The growers have been so hard hit that the U.S. Department of Agriculture this month declared Erie County a disaster area, making farmers eligible for low-interest loans.
Pennsylvania vineyards, which grow mostly Concord and Niagara grapes used for juices, were not the only ones affected by frost this year. The disaster declaration in Pennsylvania came a month after the USDA declared 26 counties in Michigan including four grape-growing counties disaster areas. Some agriculture experts estimate 90 percent of Michigan's crop of juice grapes has been lost.
In counties bordering Lake Erie in New York, estimates are that farmers will lose $10 million in income because of frost, according to National Grape Cooperative Inc., a group consisting of farmers who grow grapes for Welch's.
In Pennsylvania, where there is less vineyard-friendly shoreline, the state's 400 grape farmers are expected to lose $1 million this year, the cooperative says. Estimated annual income for state grape farmers in 2001 and 2002 is just less than $24,000.
"Some of these farmers aren't going to harvest, because there's a cost involved in that," says John Griggs, the manager at Pennsylvania State University's Lake Erie Regional Grape Research and Extension Center. "There comes a point when it's not worth it to go into the fields, and I suspect there are a number of vineyards like that."
Grape growers have been drawn to the glacier-carved shores in Pennsylvania and New York since the early to mid-1800s because of the rich, quick-draining soils and the proximity of the lake, which tends to temper harsh winter freezes.
Mr. Meehl expects his crop this year to measure about half of last year's take. A side business of his, building equipment for fellow grape growers, is off by almost 50 percent.
About two miles away, Richard Kubiak, another grower, looks at the damage among the trellises on his 50-acre vineyard. Lifting leaves from a withered, wooden trellis, he points to a single bunch of green Niagara grapes where he says there should be seven or eight.

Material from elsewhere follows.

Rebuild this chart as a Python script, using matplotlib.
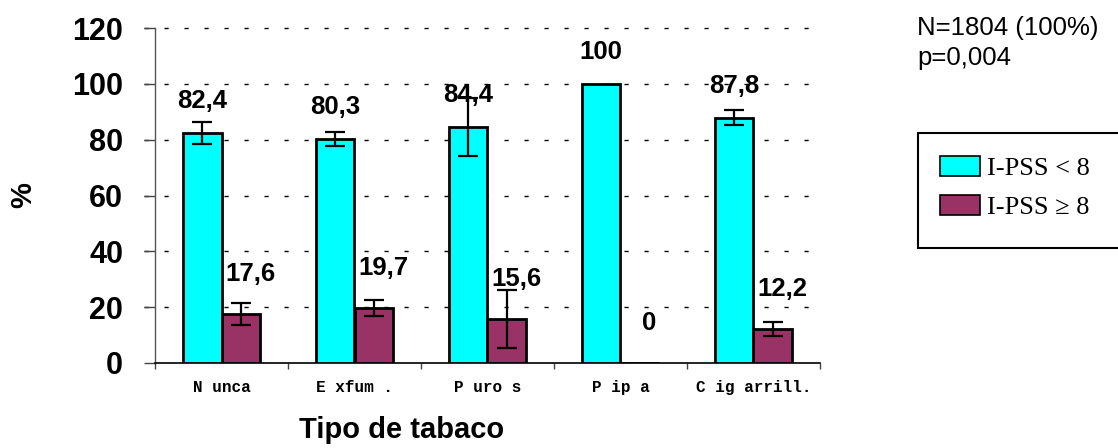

He estimates 70 percent of his crop was destroyed.
Across the road, in a neighbor's vineyard about 50 feet away, bunches of grapes rest atop one another on healthy vines.
"It's funny how the frost was," Mr. Kubiak says. "You look at the north side of this road and they're doing really good, but if you're on this side, you got your ears boxed back helter-skelter."
Wineries, typically located even closer to the lake because of the higher-quality soils there, were mostly unaffected. The lake offered some protection, and wine grapes also bloom later than juice grapes, meaning their buds were not exposed to the May 20 frost.
Mazza Vineyards, a North East winery that touts its Johannesburg Riesling, was not affected.
"We are doing fine, but things are tough on the Concord [grape] market," says Bob Mazza. "There will be grapes out there, but they're going to be bought elsewhere in the U.S. or South Africa, Chile or Brazil."
Even this year's harvest, which begins next month, may not tell the entire story about how much has been lost. Farmers will have to wait to see whether the frost so damaged the vines that future harvests could be compromised.
"No one knows how those buds were affected, the ones that will put out the crop in 2003," Mr. Griggs says.